If you've ever clicked "Subscribe" on a news website or podcast directory, you've already benefited from RSS — Really Simple Syndication. Invented in the late 1990s, RSS is an open XML standard that lets publishers broadcast their newest content as a structured data file. Readers, aggregators, and bots subscribe to that file and automatically pull fresh updates the moment they appear. No algorithm. No ad-driven filter. No social platform terms of service. Just clean, direct, chronological content delivery.
So what exactly is an RSS feed? Think of it as a machine-readable table of contents for your website. Each entry — called an item — contains the post title, its full or partial body text, a publication date, the author's name, and a link back to the original page. When your content management system publishes a new article, it appends a new item to the feed file. Subscribers receive that item automatically inside their preferred feed reader such as Feedly, Inoreader, or a podcast app like Overcast.
How do you build an RSS feed from scratch? The core XML structure is straightforward. A valid RSS 2.0 document starts with an XML declaration, a root <rss> element declaring version 2.0, and a single <channel> block. Inside the channel you place the required fields: <title>, <link>, and <description>. Each piece of content is wrapped in an <item> tag containing its own title, link, description, and <pubDate> in RFC 822 format. Optional but useful fields include <category>, <author>, <guid>, and <enclosure> for media files like podcast audio.
Our free RSS Feed Generator online removes all of that manual XML typing. You fill a structured form — channel metadata at the top, individual items below — and the tool builds a spec-compliant XML document in real time. You can switch between RSS 2.0, Atom 1.0, and JSON Feed formats with a single click. Every field is validated as you type: URLs must begin with https://, email fields must follow standard email patterns, and the title and description are flagged as required before the generate button will work. The finished feed can be copied to the clipboard or downloaded as a .xml file ready for upload to your web host.

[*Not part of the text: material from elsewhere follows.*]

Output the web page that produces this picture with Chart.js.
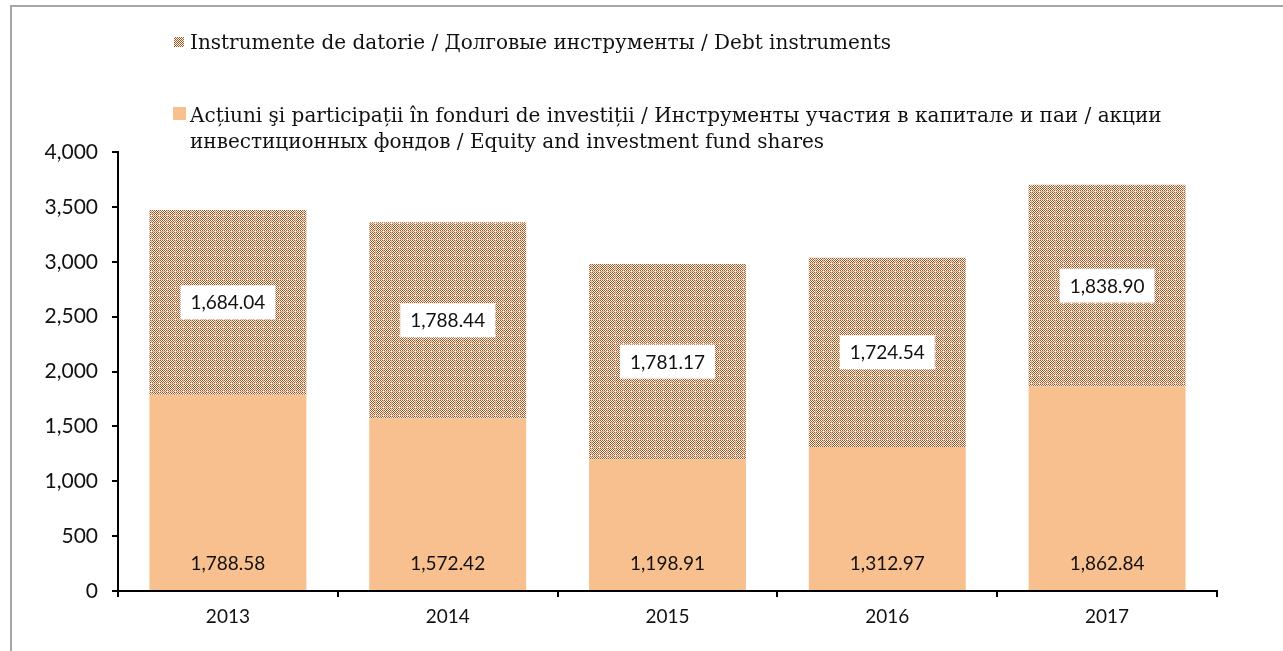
<!DOCTYPE html>
<html>
<head>
<meta charset="utf-8">
<script src="https://cdn.jsdelivr.net/npm/chart.js@4.4.1/dist/chart.umd.min.js"></script>
<style>
  html, body { margin: 0; padding: 0; background: #fff; }
  #wrap { position: relative; width: 1283px; height: 651px; overflow: hidden; }
  #frame { position: absolute; left: 10px; top: 5px; width: 1290px; height: 700px; border-left: 2px solid #a6a6a6; border-top: 2px solid #a6a6a6; box-sizing: border-box; }
  canvas { position: absolute; left: 0; top: 0; }
  .leg { position: absolute; left: 190px; font-family: "DejaVu Serif", serif; font-size: 20px; color: #111; line-height: 26px; white-space: nowrap; }
  .sw { position: absolute; }
  .pat { background: repeating-conic-gradient(#a4521a 0 25%, #fff 0 50%) 0 0/2px 2px; }
</style>
</head>
<body>
<div id="wrap">
  <div id="frame"></div>
  <canvas id="c" width="1283" height="651"></canvas>
  <div class="sw pat" style="left:174px;top:37px;width:10px;height:10px;"></div>
  <div class="leg" id="l1" style="top:29px;"></div>
  <div class="sw" style="left:173px;top:107px;width:13px;height:13px;background:#f9c08f;"></div>
  <div class="leg" id="l2" style="top:102px;"></div>
</div>
<script>
const categories = ["2013", "2014", "2015", "2016", "2017"];
const equityValues = [1788.58, 1572.42, 1198.91, 1312.97, 1862.84];
const debtValues = [1684.04, 1788.44, 1781.17, 1724.54, 1838.90];
const seriesNames = [
  "Instrumente de datorie / Долговые инструменты / Debt instruments",
  "Acțiuni şi participații în fonduri de investiții / Инструменты участия в капитале и паи / акции инвестиционных фондов / Equity and investment fund shares"
];
const yTicks = [0, 500, 1000, 1500, 2000, 2500, 3000, 3500, 4000];

document.getElementById('l1').textContent = seriesNames[0];
const l2 = document.getElementById('l2');
const cut = seriesNames[1].indexOf(" инвестиционных");
l2.appendChild(document.createTextNode(seriesNames[1].slice(0, cut)));
l2.appendChild(document.createElement('br'));
l2.appendChild(document.createTextNode(seriesNames[1].slice(cut + 1)));

function makePattern() {
  const p = document.createElement('canvas');
  p.width = 8; p.height = 8;
  const g = p.getContext('2d');
  for (let i = 0; i < 8; i++) {
    for (let j = 0; j < 8; j++) {
      let col = ((i + j) % 2 === 0) ? '#a4521a' : '#ffffff';
      if (i === 7 || j === 7) col = ((i + j) % 2 === 0) ? '#cf9468' : '#ecccb2';
      if (i === 7 && j === 7) col = '#ffffff';
      g.fillStyle = col;
      g.fillRect(i, j, 1, 1);
    }
  }
  return g.createPattern(p, 'repeat');
}
const ctx = document.getElementById('c').getContext('2d');
const pattern = makePattern();

const fmt = v => v.toLocaleString('en-US', { minimumFractionDigits: 2, maximumFractionDigits: 2 });
const NUMFONT = '19px Lato, "Open Sans", sans-serif';

const labelPlugin = {
  id: 'barLabels',
  afterDatasetsDraw(chart) {
    const c = chart.ctx;
    c.save();
    c.font = NUMFONT;
    c.textAlign = 'center';
    c.textBaseline = 'middle';
    chart.data.datasets.forEach((ds, di) => {
      const meta = chart.getDatasetMeta(di);
      meta.data.forEach((bar, i) => {
        const txt = fmt(ds.data[i]);
        if (ds.kind === 'debt') {
          const cy = (bar.y + bar.base) / 2;
          const w = c.measureText(txt).width + 20;
          const h = 34;
          c.fillStyle = '#fff';
          c.fillRect(bar.x - w / 2, cy - h / 2, w, h);
          c.fillStyle = '#111';
          c.fillText(txt, bar.x, cy + 1);
        } else {
          c.fillStyle = '#111';
          c.fillText(txt, bar.x, bar.base - 26);
        }
      });
    });
    c.restore();
  }
};

new Chart(ctx, {
  type: 'bar',
  data: {
    labels: categories,
    datasets: [
      { label: seriesNames[1], kind: 'equity', data: equityValues, backgroundColor: '#f9c08f',
        categoryPercentage: 1, barPercentage: 0.714 },
      { label: seriesNames[0], kind: 'debt', data: debtValues, backgroundColor: pattern,
        categoryPercentage: 1, barPercentage: 0.714 }
    ]
  },
  options: {
    responsive: false,
    animation: false,
    layout: { padding: { left: 0, top: 152, right: 66, bottom: 0 } },
    plugins: { legend: { display: false }, tooltip: { enabled: false } },
    scales: {
      x: {
        stacked: true,
        grid: { display: true, drawOnChartArea: false, drawTicks: true, tickLength: 6, color: '#000', lineWidth: 2, offset: true },
        border: { display: true, color: '#000', width: 2 },
        ticks: { color: '#111', font: { family: 'Lato, "Open Sans", sans-serif', size: 19 }, padding: 8 },
        afterFit(s) { s.height = 60; }
      },
      y: {
        stacked: true,
        min: 0, max: 4000,
        afterBuildTicks(s) { s.ticks = yTicks.map(v => ({ value: v })); },
        grid: { display: true, drawOnChartArea: false, drawTicks: true, tickLength: 6, color: '#000', lineWidth: 2 },
        border: { display: true, color: '#000', width: 2 },
        ticks: { color: '#111', font: { family: 'Lato, "Open Sans", sans-serif', size: 21 }, padding: 14,
          callback: v => v.toLocaleString('en-US') },
        afterFit(s) { s.width = 118; }
      }
    }
  },
  plugins: [labelPlugin]
});
</script>
</body>
</html>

Beyond blogging, RSS feed news aggregators like Google News, Flipboard, and Apple News still ingest RSS to power their content discovery engines. Podcasting depends entirely on RSS — every podcast directory from Spotify to Apple Podcasts reads an RSS feed with the iTunes namespace extensions to populate episode artwork, categories, and show descriptions. E-commerce sites use product feeds that are structurally identical to RSS. Even internal tools — Slack RSS integrations, monitoring dashboards, IFTTT automations — rely on the protocol daily. If you publish content in any form, generating a properly formatted RSS feed opens your content to an ecosystem of readers and tools that social media alone cannot reach.